**THE EXERCISE**
Gather every line in the records below that contains the word "image".

**RECORDS SUPPLIED**
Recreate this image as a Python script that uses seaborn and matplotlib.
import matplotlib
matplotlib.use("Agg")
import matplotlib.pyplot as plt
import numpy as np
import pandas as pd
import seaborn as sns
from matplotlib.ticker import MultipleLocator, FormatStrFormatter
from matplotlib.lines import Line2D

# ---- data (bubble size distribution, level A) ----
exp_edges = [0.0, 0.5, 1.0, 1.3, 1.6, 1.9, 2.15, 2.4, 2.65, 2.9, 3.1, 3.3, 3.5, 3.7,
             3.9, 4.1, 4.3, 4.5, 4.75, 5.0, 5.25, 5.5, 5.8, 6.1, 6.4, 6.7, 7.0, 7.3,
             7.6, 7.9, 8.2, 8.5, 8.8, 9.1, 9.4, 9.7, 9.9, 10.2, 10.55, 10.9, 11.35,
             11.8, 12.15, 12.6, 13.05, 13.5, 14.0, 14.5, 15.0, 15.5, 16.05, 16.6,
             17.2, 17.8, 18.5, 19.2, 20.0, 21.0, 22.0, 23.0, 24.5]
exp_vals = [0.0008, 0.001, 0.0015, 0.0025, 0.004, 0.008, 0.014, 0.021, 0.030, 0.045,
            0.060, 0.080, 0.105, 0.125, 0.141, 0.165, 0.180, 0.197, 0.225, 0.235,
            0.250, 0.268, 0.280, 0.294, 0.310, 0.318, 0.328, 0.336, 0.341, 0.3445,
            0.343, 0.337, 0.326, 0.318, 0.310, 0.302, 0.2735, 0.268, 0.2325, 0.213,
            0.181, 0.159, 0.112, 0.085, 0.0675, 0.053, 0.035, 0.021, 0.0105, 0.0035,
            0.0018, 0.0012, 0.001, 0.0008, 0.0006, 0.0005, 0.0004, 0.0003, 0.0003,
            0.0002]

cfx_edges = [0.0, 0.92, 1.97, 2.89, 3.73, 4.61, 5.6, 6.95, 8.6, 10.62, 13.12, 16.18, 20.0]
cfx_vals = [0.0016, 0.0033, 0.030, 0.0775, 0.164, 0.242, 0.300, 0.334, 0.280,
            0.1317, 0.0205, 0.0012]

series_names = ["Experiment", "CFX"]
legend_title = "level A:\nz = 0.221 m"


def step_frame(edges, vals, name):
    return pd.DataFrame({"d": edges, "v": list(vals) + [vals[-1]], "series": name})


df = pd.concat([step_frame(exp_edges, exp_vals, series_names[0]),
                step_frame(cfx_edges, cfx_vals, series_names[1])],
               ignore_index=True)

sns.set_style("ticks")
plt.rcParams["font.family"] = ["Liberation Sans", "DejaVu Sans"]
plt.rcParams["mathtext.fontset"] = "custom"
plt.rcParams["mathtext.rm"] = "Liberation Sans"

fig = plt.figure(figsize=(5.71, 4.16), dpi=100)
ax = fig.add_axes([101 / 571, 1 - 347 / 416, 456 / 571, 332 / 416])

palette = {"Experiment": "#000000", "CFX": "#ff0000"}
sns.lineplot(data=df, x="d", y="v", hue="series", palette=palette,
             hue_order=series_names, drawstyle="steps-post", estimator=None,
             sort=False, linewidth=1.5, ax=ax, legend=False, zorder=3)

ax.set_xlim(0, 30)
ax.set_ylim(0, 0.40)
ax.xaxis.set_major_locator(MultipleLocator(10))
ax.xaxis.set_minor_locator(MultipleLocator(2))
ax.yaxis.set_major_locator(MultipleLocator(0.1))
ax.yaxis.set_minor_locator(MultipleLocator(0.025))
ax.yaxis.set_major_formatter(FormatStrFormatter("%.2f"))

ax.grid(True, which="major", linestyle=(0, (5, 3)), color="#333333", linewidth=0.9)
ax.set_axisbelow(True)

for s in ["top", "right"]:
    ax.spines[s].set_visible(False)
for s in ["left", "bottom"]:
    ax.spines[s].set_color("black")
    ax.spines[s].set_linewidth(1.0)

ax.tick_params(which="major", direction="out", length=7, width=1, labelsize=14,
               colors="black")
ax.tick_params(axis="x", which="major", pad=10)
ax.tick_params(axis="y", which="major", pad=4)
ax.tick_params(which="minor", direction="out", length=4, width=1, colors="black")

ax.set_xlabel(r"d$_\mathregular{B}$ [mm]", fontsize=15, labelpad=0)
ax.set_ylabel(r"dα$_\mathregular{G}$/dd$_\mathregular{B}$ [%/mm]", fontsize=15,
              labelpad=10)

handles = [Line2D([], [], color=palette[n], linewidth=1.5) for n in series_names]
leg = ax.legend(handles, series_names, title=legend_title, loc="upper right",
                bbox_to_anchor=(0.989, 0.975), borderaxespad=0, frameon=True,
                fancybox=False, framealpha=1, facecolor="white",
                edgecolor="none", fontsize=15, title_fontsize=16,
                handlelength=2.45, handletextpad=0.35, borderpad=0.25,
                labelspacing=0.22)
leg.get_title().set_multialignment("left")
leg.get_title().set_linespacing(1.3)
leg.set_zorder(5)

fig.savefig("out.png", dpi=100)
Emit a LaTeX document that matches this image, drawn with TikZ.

**SOLUTION FOR THIS EXERCISE**
Recreate this image as a Python script that uses seaborn and matplotlib.
Emit a LaTeX document that matches this image, drawn with TikZ.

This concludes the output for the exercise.